▸ **What you should do**
Copy the data exactly; pictures stay out of the copy.

▸ **Data section**
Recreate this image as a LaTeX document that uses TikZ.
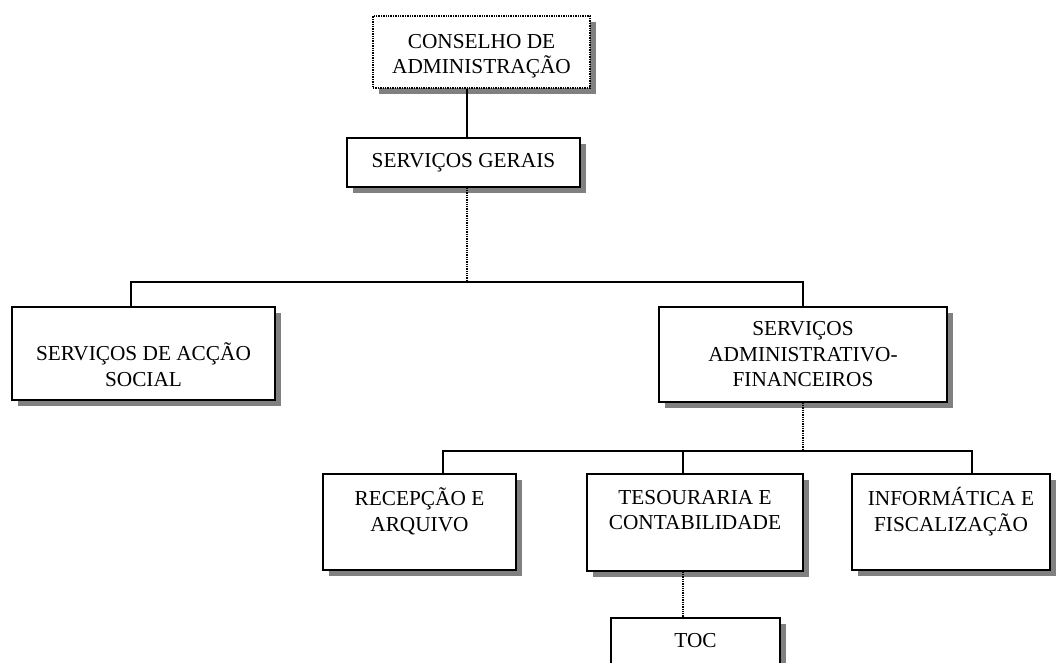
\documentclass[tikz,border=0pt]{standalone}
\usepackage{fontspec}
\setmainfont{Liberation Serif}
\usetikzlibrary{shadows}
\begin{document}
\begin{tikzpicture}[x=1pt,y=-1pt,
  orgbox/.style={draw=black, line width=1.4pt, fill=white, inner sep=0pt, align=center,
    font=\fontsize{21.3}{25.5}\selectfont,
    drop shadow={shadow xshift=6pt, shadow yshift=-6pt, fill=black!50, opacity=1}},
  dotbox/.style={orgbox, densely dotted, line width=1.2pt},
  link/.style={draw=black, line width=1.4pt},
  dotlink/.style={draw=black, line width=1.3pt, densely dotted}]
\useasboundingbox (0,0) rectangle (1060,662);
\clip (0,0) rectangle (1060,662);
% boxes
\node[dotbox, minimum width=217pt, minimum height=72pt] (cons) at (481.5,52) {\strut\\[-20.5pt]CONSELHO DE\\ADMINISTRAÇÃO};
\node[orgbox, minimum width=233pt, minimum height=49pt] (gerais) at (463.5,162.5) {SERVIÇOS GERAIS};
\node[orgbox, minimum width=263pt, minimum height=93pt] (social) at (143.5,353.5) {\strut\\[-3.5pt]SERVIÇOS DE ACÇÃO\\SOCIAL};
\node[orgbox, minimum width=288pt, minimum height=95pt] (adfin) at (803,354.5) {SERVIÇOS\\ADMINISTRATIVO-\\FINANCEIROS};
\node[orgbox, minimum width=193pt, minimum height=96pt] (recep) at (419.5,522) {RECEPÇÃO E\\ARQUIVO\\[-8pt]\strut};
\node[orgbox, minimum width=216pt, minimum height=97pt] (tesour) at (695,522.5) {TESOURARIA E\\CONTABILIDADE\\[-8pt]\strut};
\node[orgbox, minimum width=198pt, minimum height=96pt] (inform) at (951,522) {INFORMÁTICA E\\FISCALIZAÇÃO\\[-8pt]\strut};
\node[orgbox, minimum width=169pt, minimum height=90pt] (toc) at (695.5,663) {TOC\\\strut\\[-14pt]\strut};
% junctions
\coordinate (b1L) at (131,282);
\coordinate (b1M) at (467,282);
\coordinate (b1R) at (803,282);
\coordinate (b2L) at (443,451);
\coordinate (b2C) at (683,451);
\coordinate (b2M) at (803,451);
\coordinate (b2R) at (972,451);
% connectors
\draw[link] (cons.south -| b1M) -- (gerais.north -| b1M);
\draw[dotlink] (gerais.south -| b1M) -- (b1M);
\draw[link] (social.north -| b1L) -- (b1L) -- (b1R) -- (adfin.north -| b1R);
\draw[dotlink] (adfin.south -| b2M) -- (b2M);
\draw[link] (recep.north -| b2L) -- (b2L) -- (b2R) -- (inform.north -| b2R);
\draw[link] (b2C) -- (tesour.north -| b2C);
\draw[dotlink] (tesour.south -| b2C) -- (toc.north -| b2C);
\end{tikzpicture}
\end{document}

▸ **The answer**
Recreate this image as a LaTeX document that uses TikZ.
\documentclass[tikz,border=0pt]{standalone}
\usepackage{fontspec}
\setmainfont{Liberation Serif}
\usetikzlibrary{shadows}
\begin{document}
\begin{tikzpicture}[x=1pt,y=-1pt,
  orgbox/.style={draw=black, line width=1.4pt, fill=white, inner sep=0pt, align=center,
    font=\fontsize{21.3}{25.5}\selectfont,
    drop shadow={shadow xshift=6pt, shadow yshift=-6pt, fill=black!50, opacity=1}},
  dotbox/.style={orgbox, densely dotted, line width=1.2pt},
  link/.style={draw=black, line width=1.4pt},
  dotlink/.style={draw=black, line width=1.3pt, densely dotted}]
\useasboundingbox (0,0) rectangle (1060,662);
\clip (0,0) rectangle (1060,662);
% boxes
\node[dotbox, minimum width=217pt, minimum height=72pt] (cons) at (481.5,52) {\strut\\[-20.5pt]CONSELHO DE\\ADMINISTRAÇÃO};
\node[orgbox, minimum width=233pt, minimum height=49pt] (gerais) at (463.5,162.5) {SERVIÇOS GERAIS};
\node[orgbox, minimum width=263pt, minimum height=93pt] (social) at (143.5,353.5) {\strut\\[-3.5pt]SERVIÇOS DE ACÇÃO\\SOCIAL};
\node[orgbox, minimum width=288pt, minimum height=95pt] (adfin) at (803,354.5) {SERVIÇOS\\ADMINISTRATIVO-\\FINANCEIROS};
\node[orgbox, minimum width=193pt, minimum height=96pt] (recep) at (419.5,522) {RECEPÇÃO E\\ARQUIVO\\[-8pt]\strut};
\node[orgbox, minimum width=216pt, minimum height=97pt] (tesour) at (695,522.5) {TESOURARIA E\\CONTABILIDADE\\[-8pt]\strut};
\node[orgbox, minimum width=198pt, minimum height=96pt] (inform) at (951,522) {INFORMÁTICA E\\FISCALIZAÇÃO\\[-8pt]\strut};
\node[orgbox, minimum width=169pt, minimum height=90pt] (toc) at (695.5,663) {TOC\\\strut\\[-14pt]\strut};
% junctions
\coordinate (b1L) at (131,282);
\coordinate (b1M) at (467,282);
\coordinate (b1R) at (803,282);
\coordinate (b2L) at (443,451);
\coordinate (b2C) at (683,451);
\coordinate (b2M) at (803,451);
\coordinate (b2R) at (972,451);
% connectors
\draw[link] (cons.south -| b1M) -- (gerais.north -| b1M);
\draw[dotlink] (gerais.south -| b1M) -- (b1M);
\draw[link] (social.north -| b1L) -- (b1L) -- (b1R) -- (adfin.north -| b1R);
\draw[dotlink] (adfin.south -| b2M) -- (b2M);
\draw[link] (recep.north -| b2L) -- (b2L) -- (b2R) -- (inform.north -| b2R);
\draw[link] (b2C) -- (tesour.north -| b2C);
\draw[dotlink] (tesour.south -| b2C) -- (toc.north -| b2C);
\end{tikzpicture}
\end{document}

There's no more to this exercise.